| INSTRUCTIONS TO FOLLOW |
Copy exactly, and only, the lines below from the first through the one containing "const tdTime = 2;", both included; pictures are omitted.

| RECORDED DATA |
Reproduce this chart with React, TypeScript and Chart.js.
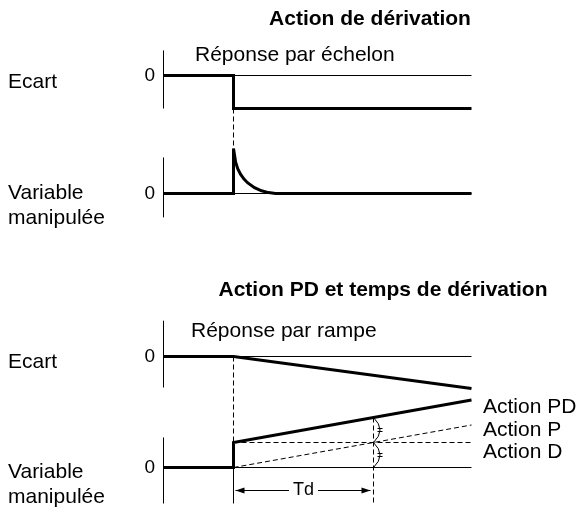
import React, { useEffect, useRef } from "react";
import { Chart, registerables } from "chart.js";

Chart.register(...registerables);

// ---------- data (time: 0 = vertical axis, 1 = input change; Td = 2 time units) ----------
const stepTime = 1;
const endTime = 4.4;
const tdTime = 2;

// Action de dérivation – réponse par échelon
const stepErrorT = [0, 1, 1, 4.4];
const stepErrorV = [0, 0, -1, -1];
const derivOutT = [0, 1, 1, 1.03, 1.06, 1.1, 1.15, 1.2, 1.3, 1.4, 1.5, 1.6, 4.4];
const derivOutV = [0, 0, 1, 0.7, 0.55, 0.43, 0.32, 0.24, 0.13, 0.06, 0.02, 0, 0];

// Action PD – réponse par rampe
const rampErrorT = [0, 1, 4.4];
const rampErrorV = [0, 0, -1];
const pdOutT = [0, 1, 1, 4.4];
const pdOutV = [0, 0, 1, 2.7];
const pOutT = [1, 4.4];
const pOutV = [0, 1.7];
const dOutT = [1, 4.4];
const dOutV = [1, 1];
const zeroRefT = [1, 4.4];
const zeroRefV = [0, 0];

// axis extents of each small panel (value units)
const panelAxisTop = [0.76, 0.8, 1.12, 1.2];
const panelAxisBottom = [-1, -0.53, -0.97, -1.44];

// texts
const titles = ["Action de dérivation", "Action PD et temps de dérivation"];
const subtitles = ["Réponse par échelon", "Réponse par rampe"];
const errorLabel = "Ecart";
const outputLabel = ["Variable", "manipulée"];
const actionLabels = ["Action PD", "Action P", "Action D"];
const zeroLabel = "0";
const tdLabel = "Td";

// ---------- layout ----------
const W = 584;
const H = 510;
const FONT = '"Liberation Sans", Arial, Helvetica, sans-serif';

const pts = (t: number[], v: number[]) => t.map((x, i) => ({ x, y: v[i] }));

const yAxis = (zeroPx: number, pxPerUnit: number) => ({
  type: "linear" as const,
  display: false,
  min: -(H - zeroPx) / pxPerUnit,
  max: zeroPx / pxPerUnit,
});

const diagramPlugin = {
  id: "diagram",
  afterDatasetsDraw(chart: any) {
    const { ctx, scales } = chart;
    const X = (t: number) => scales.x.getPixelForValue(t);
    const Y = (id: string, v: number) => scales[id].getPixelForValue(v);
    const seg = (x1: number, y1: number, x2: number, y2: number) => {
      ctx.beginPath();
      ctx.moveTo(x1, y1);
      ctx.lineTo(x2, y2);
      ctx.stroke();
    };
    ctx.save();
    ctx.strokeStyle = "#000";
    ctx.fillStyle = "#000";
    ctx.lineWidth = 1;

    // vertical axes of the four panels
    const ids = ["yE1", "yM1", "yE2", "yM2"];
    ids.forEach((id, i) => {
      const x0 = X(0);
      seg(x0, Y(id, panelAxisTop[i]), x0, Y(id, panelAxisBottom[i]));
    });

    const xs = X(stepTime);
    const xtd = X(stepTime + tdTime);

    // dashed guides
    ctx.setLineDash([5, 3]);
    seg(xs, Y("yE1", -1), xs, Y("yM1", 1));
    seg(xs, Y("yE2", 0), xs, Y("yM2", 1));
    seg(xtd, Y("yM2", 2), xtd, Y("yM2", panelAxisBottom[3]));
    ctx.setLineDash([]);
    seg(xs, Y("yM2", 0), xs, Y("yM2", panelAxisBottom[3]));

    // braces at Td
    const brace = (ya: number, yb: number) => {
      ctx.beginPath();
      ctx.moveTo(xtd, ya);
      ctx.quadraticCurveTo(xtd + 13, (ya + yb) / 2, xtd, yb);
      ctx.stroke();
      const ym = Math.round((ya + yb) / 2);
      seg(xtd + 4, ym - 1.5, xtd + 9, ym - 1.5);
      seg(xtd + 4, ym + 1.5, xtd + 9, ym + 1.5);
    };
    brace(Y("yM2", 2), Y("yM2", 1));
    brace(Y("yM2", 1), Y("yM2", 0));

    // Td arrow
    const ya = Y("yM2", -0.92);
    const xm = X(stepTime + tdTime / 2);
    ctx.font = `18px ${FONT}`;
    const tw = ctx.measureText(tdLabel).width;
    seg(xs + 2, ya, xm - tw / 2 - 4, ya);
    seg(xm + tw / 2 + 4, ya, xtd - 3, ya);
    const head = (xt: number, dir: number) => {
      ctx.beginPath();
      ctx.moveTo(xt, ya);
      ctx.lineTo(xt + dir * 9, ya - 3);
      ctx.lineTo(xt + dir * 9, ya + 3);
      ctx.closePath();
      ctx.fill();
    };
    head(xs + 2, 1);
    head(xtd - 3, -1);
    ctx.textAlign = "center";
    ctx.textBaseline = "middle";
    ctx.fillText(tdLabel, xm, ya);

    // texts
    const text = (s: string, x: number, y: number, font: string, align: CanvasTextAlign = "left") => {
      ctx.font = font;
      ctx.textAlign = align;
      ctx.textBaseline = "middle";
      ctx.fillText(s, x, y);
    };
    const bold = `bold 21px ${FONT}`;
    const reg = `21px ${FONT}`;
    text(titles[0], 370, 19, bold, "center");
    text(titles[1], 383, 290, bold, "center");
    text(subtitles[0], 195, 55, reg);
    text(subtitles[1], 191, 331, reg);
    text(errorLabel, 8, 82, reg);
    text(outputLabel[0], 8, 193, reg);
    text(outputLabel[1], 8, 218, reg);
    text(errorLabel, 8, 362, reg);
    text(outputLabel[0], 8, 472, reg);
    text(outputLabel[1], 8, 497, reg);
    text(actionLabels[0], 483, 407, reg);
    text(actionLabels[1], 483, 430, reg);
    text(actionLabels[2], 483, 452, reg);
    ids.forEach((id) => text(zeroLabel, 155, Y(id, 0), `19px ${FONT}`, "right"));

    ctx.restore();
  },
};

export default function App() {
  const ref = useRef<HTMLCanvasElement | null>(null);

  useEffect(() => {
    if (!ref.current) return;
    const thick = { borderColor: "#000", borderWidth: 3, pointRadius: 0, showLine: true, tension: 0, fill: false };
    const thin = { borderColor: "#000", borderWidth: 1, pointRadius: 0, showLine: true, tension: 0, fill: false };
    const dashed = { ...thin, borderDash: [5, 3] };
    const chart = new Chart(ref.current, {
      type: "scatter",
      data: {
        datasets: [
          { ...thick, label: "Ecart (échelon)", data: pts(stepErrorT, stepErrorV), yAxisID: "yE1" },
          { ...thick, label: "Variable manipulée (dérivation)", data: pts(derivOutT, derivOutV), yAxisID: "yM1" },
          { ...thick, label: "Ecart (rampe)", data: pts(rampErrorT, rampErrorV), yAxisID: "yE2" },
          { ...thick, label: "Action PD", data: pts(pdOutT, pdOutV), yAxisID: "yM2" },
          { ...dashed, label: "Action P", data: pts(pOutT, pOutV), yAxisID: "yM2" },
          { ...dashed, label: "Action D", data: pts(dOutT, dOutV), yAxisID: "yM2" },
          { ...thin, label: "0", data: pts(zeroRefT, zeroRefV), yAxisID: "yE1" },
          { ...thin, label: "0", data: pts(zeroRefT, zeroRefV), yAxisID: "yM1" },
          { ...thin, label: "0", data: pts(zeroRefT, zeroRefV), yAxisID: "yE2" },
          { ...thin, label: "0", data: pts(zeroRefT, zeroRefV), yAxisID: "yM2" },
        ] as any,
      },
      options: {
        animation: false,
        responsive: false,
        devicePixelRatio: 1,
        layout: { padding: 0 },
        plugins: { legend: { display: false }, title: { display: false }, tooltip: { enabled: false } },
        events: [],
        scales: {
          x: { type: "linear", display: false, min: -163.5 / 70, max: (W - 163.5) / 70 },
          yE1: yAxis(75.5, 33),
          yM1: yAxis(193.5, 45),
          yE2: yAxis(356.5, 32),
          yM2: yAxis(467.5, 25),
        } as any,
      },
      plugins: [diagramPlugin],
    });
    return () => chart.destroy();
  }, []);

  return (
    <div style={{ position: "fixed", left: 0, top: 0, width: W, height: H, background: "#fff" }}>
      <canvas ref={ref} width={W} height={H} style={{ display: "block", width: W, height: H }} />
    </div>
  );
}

| WORKED ANSWER |
Reproduce this chart with React, TypeScript and Chart.js.
import React, { useEffect, useRef } from "react";
import { Chart, registerables } from "chart.js";

Chart.register(...registerables);

// ---------- data (time: 0 = vertical axis, 1 = input change; Td = 2 time units) ----------
const stepTime = 1;
const endTime = 4.4;
const tdTime = 2;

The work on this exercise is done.